# RECORD EXCERPTS
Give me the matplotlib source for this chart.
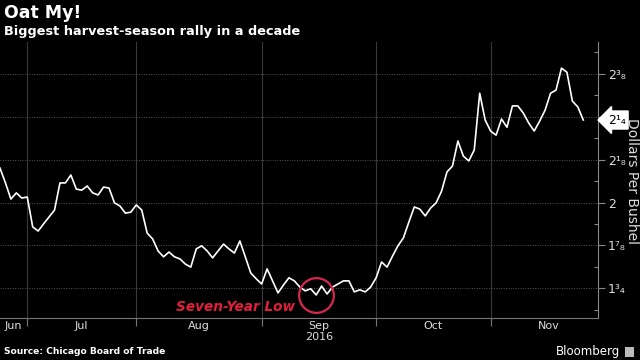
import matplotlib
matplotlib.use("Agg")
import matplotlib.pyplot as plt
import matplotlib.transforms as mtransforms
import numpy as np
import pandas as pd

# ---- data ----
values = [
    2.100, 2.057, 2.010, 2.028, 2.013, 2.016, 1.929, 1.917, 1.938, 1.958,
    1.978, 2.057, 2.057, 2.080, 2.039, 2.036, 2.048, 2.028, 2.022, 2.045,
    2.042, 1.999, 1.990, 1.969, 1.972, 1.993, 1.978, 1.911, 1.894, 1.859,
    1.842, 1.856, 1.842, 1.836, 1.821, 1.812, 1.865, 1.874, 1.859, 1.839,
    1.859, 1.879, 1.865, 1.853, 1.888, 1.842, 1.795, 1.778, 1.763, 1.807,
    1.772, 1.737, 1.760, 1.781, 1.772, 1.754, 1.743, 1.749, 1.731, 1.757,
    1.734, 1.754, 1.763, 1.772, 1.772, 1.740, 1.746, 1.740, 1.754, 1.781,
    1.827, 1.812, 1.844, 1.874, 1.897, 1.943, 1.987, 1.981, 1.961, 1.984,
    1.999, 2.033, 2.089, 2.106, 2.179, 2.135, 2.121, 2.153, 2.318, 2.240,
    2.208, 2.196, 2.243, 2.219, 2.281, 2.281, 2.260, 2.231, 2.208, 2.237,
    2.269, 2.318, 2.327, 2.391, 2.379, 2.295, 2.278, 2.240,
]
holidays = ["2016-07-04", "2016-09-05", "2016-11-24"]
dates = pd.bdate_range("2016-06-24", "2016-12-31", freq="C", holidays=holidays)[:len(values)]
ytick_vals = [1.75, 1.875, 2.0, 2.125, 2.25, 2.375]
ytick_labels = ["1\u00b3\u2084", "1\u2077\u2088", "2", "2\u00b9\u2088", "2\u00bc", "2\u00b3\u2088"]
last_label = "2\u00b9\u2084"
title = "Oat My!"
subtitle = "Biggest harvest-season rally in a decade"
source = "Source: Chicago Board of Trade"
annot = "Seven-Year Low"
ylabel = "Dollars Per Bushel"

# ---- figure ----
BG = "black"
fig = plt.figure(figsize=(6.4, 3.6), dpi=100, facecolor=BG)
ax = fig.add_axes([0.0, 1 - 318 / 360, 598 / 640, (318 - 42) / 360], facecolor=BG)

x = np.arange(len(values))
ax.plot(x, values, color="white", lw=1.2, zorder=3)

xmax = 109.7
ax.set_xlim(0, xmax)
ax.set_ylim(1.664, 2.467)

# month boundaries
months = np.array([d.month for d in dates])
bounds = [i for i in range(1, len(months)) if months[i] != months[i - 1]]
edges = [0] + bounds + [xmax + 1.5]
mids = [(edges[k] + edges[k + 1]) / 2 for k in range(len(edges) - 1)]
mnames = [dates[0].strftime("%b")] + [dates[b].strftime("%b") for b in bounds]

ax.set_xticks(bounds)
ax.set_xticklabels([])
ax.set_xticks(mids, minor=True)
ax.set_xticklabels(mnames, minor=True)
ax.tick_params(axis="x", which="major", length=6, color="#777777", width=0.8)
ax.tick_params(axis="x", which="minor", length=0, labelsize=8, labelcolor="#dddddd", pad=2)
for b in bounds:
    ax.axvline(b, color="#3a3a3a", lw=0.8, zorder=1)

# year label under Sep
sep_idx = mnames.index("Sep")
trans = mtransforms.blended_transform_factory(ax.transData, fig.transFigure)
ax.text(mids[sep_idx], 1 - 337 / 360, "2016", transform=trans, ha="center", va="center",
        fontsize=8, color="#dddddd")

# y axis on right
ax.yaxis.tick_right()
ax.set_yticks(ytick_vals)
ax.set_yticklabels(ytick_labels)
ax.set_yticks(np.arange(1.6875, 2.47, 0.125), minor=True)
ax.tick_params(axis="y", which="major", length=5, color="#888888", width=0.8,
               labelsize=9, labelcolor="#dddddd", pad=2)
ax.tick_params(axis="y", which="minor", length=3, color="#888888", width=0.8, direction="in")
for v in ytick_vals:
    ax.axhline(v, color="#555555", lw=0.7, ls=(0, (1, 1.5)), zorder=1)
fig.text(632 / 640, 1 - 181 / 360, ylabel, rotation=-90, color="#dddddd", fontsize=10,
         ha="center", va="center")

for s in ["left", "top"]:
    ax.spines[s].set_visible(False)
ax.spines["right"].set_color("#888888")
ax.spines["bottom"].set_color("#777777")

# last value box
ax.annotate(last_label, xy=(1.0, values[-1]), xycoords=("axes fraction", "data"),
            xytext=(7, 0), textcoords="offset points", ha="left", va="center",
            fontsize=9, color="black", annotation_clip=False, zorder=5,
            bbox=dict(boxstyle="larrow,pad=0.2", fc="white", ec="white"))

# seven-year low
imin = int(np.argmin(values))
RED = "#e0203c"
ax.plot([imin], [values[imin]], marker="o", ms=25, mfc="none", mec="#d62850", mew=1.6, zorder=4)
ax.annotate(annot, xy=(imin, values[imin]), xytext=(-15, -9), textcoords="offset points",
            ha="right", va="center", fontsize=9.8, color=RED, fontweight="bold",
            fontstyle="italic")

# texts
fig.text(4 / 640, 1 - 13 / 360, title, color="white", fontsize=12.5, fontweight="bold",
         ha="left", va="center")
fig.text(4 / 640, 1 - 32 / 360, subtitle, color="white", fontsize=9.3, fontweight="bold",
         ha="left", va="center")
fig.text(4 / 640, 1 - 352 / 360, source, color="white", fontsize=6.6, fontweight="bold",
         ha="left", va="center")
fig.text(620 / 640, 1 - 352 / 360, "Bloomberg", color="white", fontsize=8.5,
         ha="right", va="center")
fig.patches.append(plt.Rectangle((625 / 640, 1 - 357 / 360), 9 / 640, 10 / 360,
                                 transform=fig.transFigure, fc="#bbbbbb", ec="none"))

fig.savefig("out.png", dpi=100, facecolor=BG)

* * *

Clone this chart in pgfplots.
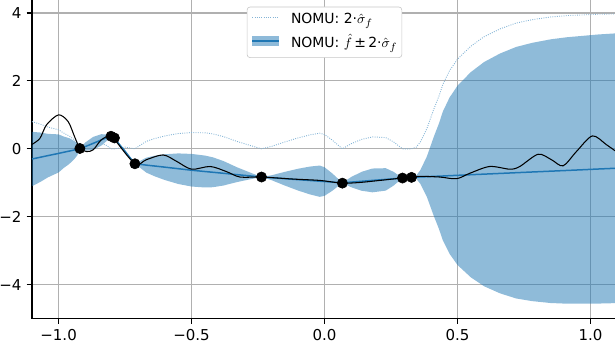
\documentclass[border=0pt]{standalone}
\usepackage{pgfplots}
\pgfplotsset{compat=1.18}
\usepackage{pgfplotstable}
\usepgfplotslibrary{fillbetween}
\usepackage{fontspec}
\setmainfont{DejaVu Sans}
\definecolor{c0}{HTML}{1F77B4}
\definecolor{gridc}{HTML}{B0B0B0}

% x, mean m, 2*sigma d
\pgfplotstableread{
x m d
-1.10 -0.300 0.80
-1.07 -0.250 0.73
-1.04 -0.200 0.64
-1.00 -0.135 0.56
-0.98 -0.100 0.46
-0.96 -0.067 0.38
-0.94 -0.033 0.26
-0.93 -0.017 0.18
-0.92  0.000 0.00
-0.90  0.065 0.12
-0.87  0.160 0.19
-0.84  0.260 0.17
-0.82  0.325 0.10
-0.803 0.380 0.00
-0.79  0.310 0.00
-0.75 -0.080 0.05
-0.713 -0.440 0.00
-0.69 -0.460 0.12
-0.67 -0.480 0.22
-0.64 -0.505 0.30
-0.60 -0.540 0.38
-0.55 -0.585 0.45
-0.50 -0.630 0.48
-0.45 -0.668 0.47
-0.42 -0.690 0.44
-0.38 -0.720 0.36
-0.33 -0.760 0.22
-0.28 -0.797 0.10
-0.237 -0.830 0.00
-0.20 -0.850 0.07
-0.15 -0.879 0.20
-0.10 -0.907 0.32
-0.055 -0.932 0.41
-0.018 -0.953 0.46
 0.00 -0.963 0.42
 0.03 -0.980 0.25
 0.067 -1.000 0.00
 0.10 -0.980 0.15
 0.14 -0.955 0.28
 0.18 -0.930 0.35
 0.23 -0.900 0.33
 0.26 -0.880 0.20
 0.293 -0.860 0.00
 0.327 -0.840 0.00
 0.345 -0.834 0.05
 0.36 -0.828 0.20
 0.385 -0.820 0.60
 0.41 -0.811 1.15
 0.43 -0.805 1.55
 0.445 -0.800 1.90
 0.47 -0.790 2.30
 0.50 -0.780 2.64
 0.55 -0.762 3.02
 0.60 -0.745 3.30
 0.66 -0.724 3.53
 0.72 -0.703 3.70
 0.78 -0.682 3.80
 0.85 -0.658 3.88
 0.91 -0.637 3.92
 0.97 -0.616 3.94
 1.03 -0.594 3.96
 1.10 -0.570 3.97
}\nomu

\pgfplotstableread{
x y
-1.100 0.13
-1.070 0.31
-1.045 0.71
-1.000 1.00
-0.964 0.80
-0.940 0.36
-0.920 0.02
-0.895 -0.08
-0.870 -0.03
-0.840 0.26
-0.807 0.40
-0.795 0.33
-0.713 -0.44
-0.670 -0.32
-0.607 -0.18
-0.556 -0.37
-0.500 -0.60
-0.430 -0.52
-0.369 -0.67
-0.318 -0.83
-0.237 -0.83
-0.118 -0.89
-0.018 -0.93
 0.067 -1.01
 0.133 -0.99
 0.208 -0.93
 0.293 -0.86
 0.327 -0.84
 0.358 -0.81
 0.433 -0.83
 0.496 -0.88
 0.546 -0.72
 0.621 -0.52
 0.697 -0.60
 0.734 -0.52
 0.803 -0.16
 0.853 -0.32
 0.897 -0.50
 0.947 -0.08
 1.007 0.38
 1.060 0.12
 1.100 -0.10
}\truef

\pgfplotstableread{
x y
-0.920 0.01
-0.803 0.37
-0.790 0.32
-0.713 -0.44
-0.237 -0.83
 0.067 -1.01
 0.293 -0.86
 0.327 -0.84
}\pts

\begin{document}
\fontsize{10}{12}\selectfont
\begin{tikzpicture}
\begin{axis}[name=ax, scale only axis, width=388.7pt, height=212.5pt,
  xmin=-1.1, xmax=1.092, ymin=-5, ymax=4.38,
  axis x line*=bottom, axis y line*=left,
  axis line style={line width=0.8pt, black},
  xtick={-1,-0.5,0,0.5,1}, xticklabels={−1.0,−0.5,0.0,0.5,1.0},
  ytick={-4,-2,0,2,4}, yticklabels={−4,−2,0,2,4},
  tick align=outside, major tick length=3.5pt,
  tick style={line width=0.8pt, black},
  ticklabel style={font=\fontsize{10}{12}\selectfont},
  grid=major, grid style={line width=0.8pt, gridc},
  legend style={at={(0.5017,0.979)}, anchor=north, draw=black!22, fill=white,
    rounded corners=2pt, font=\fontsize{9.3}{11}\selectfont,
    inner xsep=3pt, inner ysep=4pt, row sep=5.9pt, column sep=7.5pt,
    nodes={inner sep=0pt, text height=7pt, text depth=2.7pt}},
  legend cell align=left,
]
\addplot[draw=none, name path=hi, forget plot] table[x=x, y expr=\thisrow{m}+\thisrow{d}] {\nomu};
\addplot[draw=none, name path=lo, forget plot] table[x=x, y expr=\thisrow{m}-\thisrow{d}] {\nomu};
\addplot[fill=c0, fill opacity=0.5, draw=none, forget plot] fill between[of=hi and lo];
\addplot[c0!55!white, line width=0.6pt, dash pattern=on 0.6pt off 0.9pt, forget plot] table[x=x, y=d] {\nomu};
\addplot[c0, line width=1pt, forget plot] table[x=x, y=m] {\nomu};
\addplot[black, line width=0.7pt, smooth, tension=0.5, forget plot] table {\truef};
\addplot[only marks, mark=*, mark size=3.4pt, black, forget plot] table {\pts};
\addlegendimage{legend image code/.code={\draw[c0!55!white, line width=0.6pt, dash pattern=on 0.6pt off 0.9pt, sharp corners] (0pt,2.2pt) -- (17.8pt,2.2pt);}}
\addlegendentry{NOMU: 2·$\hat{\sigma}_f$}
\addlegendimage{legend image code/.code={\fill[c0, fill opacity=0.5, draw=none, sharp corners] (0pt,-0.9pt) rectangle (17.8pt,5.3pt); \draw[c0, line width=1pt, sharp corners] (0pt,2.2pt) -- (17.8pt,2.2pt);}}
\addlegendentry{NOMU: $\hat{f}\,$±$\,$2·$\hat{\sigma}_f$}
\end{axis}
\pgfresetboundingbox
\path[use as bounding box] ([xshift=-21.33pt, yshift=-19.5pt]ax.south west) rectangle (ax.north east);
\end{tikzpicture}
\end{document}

# GIVEN PROBLEM
Above are several records. Count the lines among them that contain "matplotlib" and give only the total.

# TASK RESPONSE
5